Nonetheless, that doesn't make it any less of a problem that the definitions are severely overloaded. The issue is not that the article is unclear in its definitions (even though it is imo), the issue is that its hard to have discussions about the topic and compare to other articles, because people talk past each other. Words having agreed meanings is important so we can connect ideas to a broader context and not just talk about individual articles in isolation.
well not quite. since nicks and channels are replicated across all servers it should be clear that any irc op can control all nicks and channels. hence control is centralized and its merely distributed-replicated on a technical level even if governance is so trusting as to allow anyone to join.

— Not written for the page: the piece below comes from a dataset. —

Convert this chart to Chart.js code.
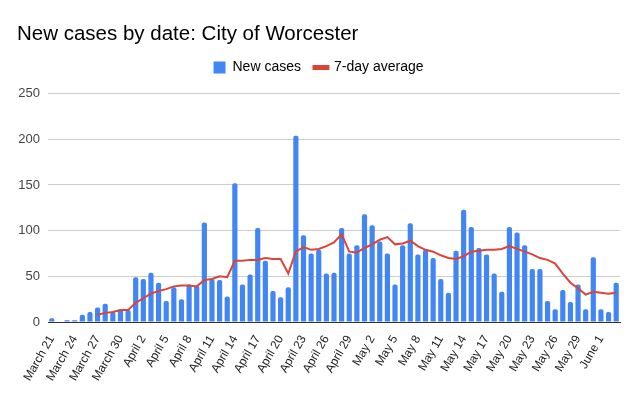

distributed ownership, aka federation does not require trust between operators as each operator is trusted only to manage their own servers without being able to control entities that originate from other servers
Whether or not its possible for one party to dominate the network is one of the potential properties of a "distributed" system that people cannot agree on if its required in the definition.
For example, napster, TOR and IRC are arguably "distributed" systems where there is a central party that controls the network.